-- START --

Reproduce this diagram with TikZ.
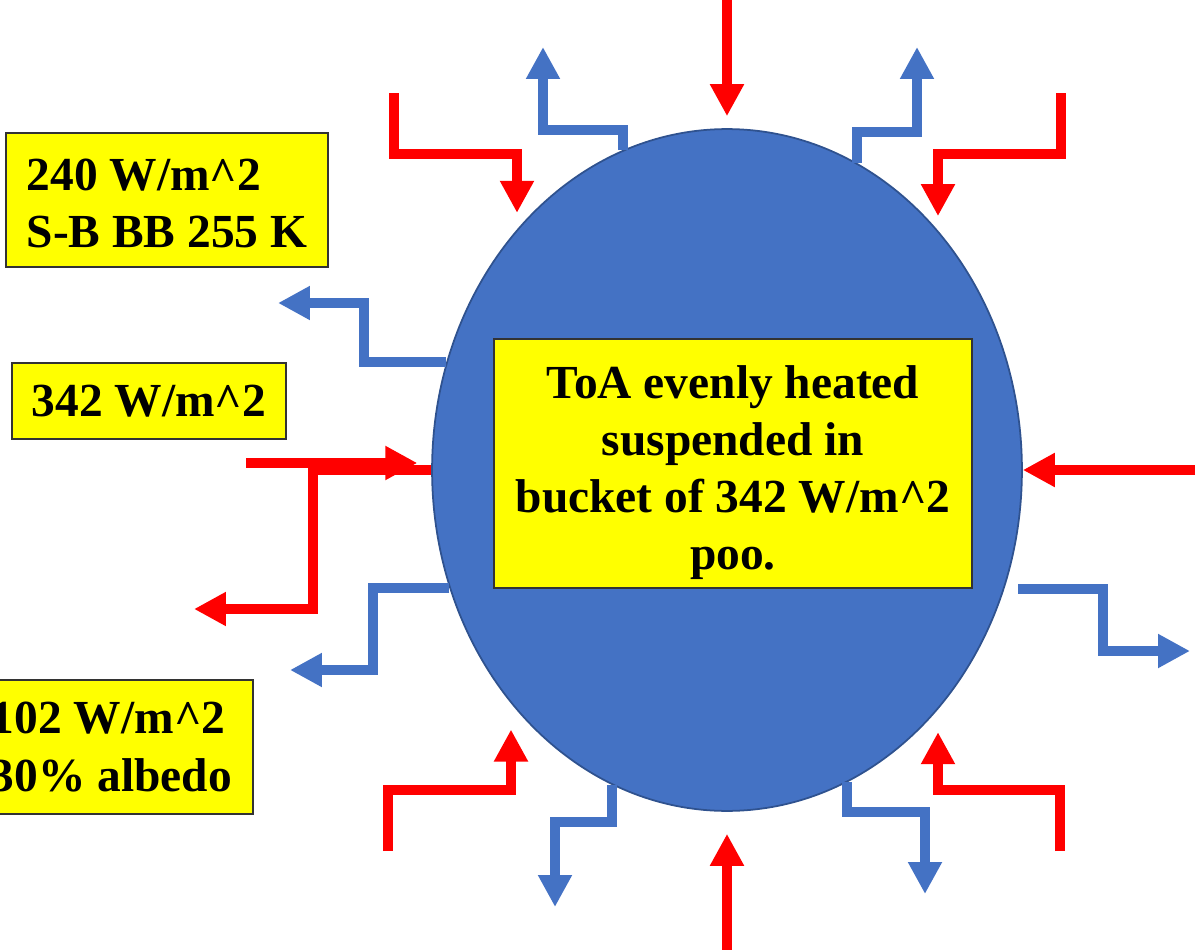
\documentclass[tikz,border=0pt]{standalone}
\usepackage{fontspec}
\setmainfont{Liberation Serif}
\usepackage{xcolor}
\definecolor{earthBlue}{HTML}{4472C4}
\definecolor{earthEdge}{HTML}{2F528F}
\definecolor{heatRed}{HTML}{FF0000}
\definecolor{noteYellow}{HTML}{FFFF00}
\usetikzlibrary{positioning,arrows.meta,shapes.geometric}
\tikzset{%
  fluxBox/.style={
    rectangle, draw=black!80, line width=0.8pt, fill=noteYellow,
    inner sep=0pt, align=left,
    font=\fontsize{27}{32.5}\selectfont\bfseries},
  earthBlob/.style={
    ellipse, draw=earthEdge, line width=1pt, fill=earthBlue,
    minimum width=11.8cm, minimum height=13.64cm, inner sep=0pt},
  fluxTip/.style={-{Triangle[length=0.64cm,width=0.64cm]}, line width=0.2cm},
  arrowIn/.style ={fluxTip, heatRed},
  arrowOut/.style={fluxTip, earthBlue},
}

\begin{document}
\begin{tikzpicture}[x=0.02cm, y=-0.02cm]
  \useasboundingbox (0,0) rectangle (1204,950);
  \node[earthBlob] (earth) at (727,470) {};

  \coordinate (tlBend) at (543,130);   \coordinate (tlTip) at (543,47);
  \coordinate (trBend) at (917,132);   \coordinate (trTip) at (917,47);
  \coordinate (luBend) at (364,303);   \coordinate (luTip) at (278,303);
  \coordinate (llBend) at (373,670);   \coordinate (llTip) at (290,670);
  \coordinate (rlStart) at (1018,589);
  \coordinate (rlBend) at (1103,651);  \coordinate (rlTip) at (1190,651);
  \coordinate (brBend) at (925,812);   \coordinate (brTip) at (925,894);
  \coordinate (blBend) at (555,822);   \coordinate (blTip) at (555,907);
  \coordinate (lrBend) at (313,609);   \coordinate (lrTip) at (194,609);

  \coordinate (topSrc) at (727,-5);    \coordinate (botSrc) at (727,955);
  \coordinate (rtSrc) at (1195,470);   \coordinate (lfSrc) at (246,463);
  \coordinate (tlSrc) at (394,93);     \coordinate (tlJog) at (517,154);
  \coordinate (trSrc) at (1061,93);    \coordinate (trJog) at (938,154);
  \coordinate (blSrc) at (388,851);    \coordinate (blJog) at (511,790);
  \coordinate (brSrc) at (1060,851);   \coordinate (brJog) at (938,790);

  \draw[arrowOut] (earth.108.4) |- (tlBend) -- (tlTip);
  \draw[arrowOut] (earth.67.4) |- (trBend) -- (trTip);
  \draw[arrowOut] (earth.159.5) -| (luBend) -- (luTip);
  \draw[arrowOut] (earth.203.7) -| (llBend) -- (llTip);
  \draw[arrowOut] (rlStart) -| (rlBend) -- (rlTip);
  \draw[arrowOut] (earth.291.1) |- (brBend) -- (brTip);
  \draw[arrowOut] (earth.250.8) |- (blBend) -- (blTip);

  \draw[arrowIn] (earth.180.6) -| (lrBend) -- (lrTip);
  \draw[arrowIn, shorten >=0.24cm] (topSrc) -- (earth.north);
  \draw[arrowIn, shorten >=0.44cm] (botSrc) -- (earth.south);
  \draw[arrowIn] (rtSrc) -- (earth.east);
  \draw[arrowIn, shorten >=0.28cm] (lfSrc) -- (lfSrc -| earth.178.6);
  \draw[arrowIn, shorten >=0.32cm] (tlSrc) |- (tlJog) -- (tlJog |- earth.131.3);
  \draw[arrowIn, shorten >=0.34cm] (trSrc) |- (trJog) -- (trJog |- earth.48.5);
  \draw[arrowIn, shorten >=0.54cm] (blSrc) |- (blJog) -- (blJog |- earth.227.1);
  \draw[arrowIn, shorten >=0.42cm] (brSrc) |- (brJog) -- (brJog |- earth.311.5);

  \node[fluxBox, align=center, minimum width=9.56cm, minimum height=4.98cm] (toa) at (733,463.5)
    {\rule{0pt}{29pt}ToA evenly heated\\suspended in\\bucket of 342 W/m\textasciicircum2\\poo.};
  \node[fluxBox, minimum width=6.44cm, minimum height=2.68cm] (olr) at (167,200)
    {\rule{0pt}{22pt}240 W/m\textasciicircum2\\S-B BB 255 K};
  \node[fluxBox, minimum width=5.48cm, minimum height=1.52cm] (solar) at (149,401)
    {342 W/m\textasciicircum2};
  \node[fluxBox, minimum width=5.66cm, minimum height=2.68cm] (albedo) at (111.5,747)
    {102 W/m\textasciicircum2\\30\% albedo};
\end{tikzpicture}
\end{document}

-- END --

• **Task brief**
Transcribe the whole listing exactly. Pictures stay out of your copy.

• **Complete output**
Reproduce this diagram with TikZ.
\documentclass[tikz,border=0pt]{standalone}
\usepackage{fontspec}
\setmainfont{Liberation Serif}
\usepackage{xcolor}
\definecolor{earthBlue}{HTML}{4472C4}
\definecolor{earthEdge}{HTML}{2F528F}
\definecolor{heatRed}{HTML}{FF0000}
\definecolor{noteYellow}{HTML}{FFFF00}
\usetikzlibrary{positioning,arrows.meta,shapes.geometric}
\tikzset{%
  fluxBox/.style={
    rectangle, draw=black!80, line width=0.8pt, fill=noteYellow,
    inner sep=0pt, align=left,
    font=\fontsize{27}{32.5}\selectfont\bfseries},
  earthBlob/.style={
    ellipse, draw=earthEdge, line width=1pt, fill=earthBlue,
    minimum width=11.8cm, minimum height=13.64cm, inner sep=0pt},
  fluxTip/.style={-{Triangle[length=0.64cm,width=0.64cm]}, line width=0.2cm},
  arrowIn/.style ={fluxTip, heatRed},
  arrowOut/.style={fluxTip, earthBlue},
}

\begin{document}
\begin{tikzpicture}[x=0.02cm, y=-0.02cm]
  \useasboundingbox (0,0) rectangle (1204,950);
  \node[earthBlob] (earth) at (727,470) {};

  \coordinate (tlBend) at (543,130);   \coordinate (tlTip) at (543,47);
  \coordinate (trBend) at (917,132);   \coordinate (trTip) at (917,47);
  \coordinate (luBend) at (364,303);   \coordinate (luTip) at (278,303);
  \coordinate (llBend) at (373,670);   \coordinate (llTip) at (290,670);
  \coordinate (rlStart) at (1018,589);
  \coordinate (rlBend) at (1103,651);  \coordinate (rlTip) at (1190,651);
  \coordinate (brBend) at (925,812);   \coordinate (brTip) at (925,894);
  \coordinate (blBend) at (555,822);   \coordinate (blTip) at (555,907);
  \coordinate (lrBend) at (313,609);   \coordinate (lrTip) at (194,609);

  \coordinate (topSrc) at (727,-5);    \coordinate (botSrc) at (727,955);
  \coordinate (rtSrc) at (1195,470);   \coordinate (lfSrc) at (246,463);
  \coordinate (tlSrc) at (394,93);     \coordinate (tlJog) at (517,154);
  \coordinate (trSrc) at (1061,93);    \coordinate (trJog) at (938,154);
  \coordinate (blSrc) at (388,851);    \coordinate (blJog) at (511,790);
  \coordinate (brSrc) at (1060,851);   \coordinate (brJog) at (938,790);

  \draw[arrowOut] (earth.108.4) |- (tlBend) -- (tlTip);
  \draw[arrowOut] (earth.67.4) |- (trBend) -- (trTip);
  \draw[arrowOut] (earth.159.5) -| (luBend) -- (luTip);
  \draw[arrowOut] (earth.203.7) -| (llBend) -- (llTip);
  \draw[arrowOut] (rlStart) -| (rlBend) -- (rlTip);
  \draw[arrowOut] (earth.291.1) |- (brBend) -- (brTip);
  \draw[arrowOut] (earth.250.8) |- (blBend) -- (blTip);

  \draw[arrowIn] (earth.180.6) -| (lrBend) -- (lrTip);
  \draw[arrowIn, shorten >=0.24cm] (topSrc) -- (earth.north);
  \draw[arrowIn, shorten >=0.44cm] (botSrc) -- (earth.south);
  \draw[arrowIn] (rtSrc) -- (earth.east);
  \draw[arrowIn, shorten >=0.28cm] (lfSrc) -- (lfSrc -| earth.178.6);
  \draw[arrowIn, shorten >=0.32cm] (tlSrc) |- (tlJog) -- (tlJog |- earth.131.3);
  \draw[arrowIn, shorten >=0.34cm] (trSrc) |- (trJog) -- (trJog |- earth.48.5);
  \draw[arrowIn, shorten >=0.54cm] (blSrc) |- (blJog) -- (blJog |- earth.227.1);
  \draw[arrowIn, shorten >=0.42cm] (brSrc) |- (brJog) -- (brJog |- earth.311.5);

  \node[fluxBox, align=center, minimum width=9.56cm, minimum height=4.98cm] (toa) at (733,463.5)
    {\rule{0pt}{29pt}ToA evenly heated\\suspended in\\bucket of 342 W/m\textasciicircum2\\poo.};
  \node[fluxBox, minimum width=6.44cm, minimum height=2.68cm] (olr) at (167,200)
    {\rule{0pt}{22pt}240 W/m\textasciicircum2\\S-B BB 255 K};
  \node[fluxBox, minimum width=5.48cm, minimum height=1.52cm] (solar) at (149,401)
    {342 W/m\textasciicircum2};
  \node[fluxBox, minimum width=5.66cm, minimum height=2.68cm] (albedo) at (111.5,747)
    {102 W/m\textasciicircum2\\30\% albedo};
\end{tikzpicture}
\end{document}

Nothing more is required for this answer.